Le film reste donc bel et bien une histoire vraie, Jean-Paul Salomé a même poussé les choses jusqu'à tourner sur les lieux des événements (Bercy, même hôpital, même tribunal, même ville du domicile de la syndicaliste...) et même de nombreux figurants étaient bel et bien actifs à l'époque, par exemple les anciens d'Areva présents au procès en soutien font leur retour pour le film. Le film reprend aussi mot à mot certains passages comme les mots très durs de la présidente du tribunal, ou la dernière plaidoirie.

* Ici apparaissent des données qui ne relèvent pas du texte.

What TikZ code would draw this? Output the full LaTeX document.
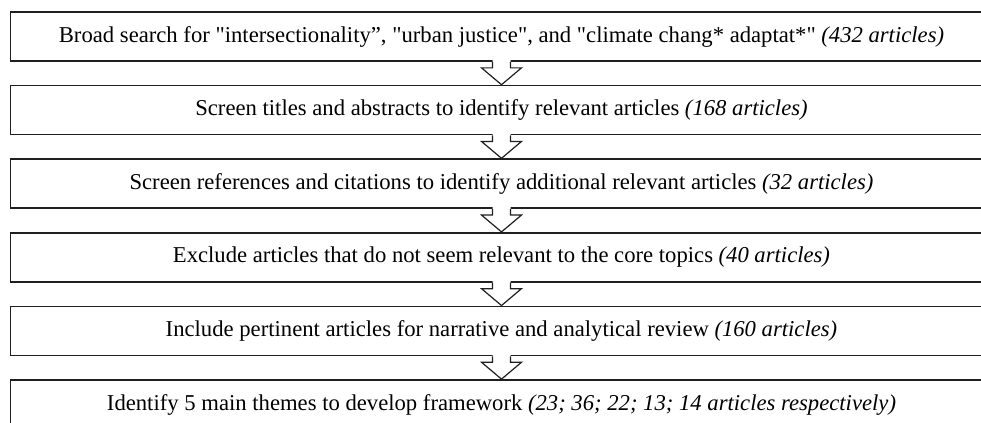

Par contre, la première concernée Maureen Kearney précisera que les auditions avec les gendarmes étaient plus durs dans la réalité... ATTENTION SPOILER !... Par contre, la gendarmette est imaginaire, ainsi que le lanceur d'alerte issu de EDF, c'est le syndicat lui-même par recoupement qui avait obtenu les infos, et enfin plus problématique, le viol de la femme de l'affaire Veolia est tout de même différente, on s'étonne qu'il n'y ait aucune trace alors que le viol est plus "charnel" et donc il y a forcément des traces, ce qui fait une énorme différence avec l'agression de Maureen Kearney... FIN SPOILER !... On invite fortement à jeter un oeil wikipedia aux personnages de Henri Proglio et Alexandre Djouhri, ainsi qu'à Anne Lauvergeon. Comme on invite à rester lire les encarts qui terminent le film. Le scénario est aussi malin que judicieux, d'abord en jouant sur un flash-back avant de revenir dans le fil du temps, puis en plaçant des doutes ou des ambiguités sur des instants précis ou des personnages qui instaurent de la tension parfois, des soupçons de temps à autre, et tout ça pour monter avant tout toute la complexité des affaires qui s'entrechoquent. Niveau jeu, on a un syndicaliste joué par Demaison sous-exploité, mais sinon c'est impeccable avec une Marina Foïs impressionnante en femme de pouvoir, ou Deladonchamps tout aussi idéal en gendarme engoncé dans ses certitudes. Jean-Paul Salomé aurait pu éviter finalement les libertés prises tant elles sont mineures, et opter plus courageusement pour aller au bout des choses (Proglio et Djourhi ?!), mais ça reste prenant, passionnant même, surtout quand on se dit que ce "fait divers" somme tout banal cache à lui seul le démantèlement de Areva fleuron de notre industrie. A voir.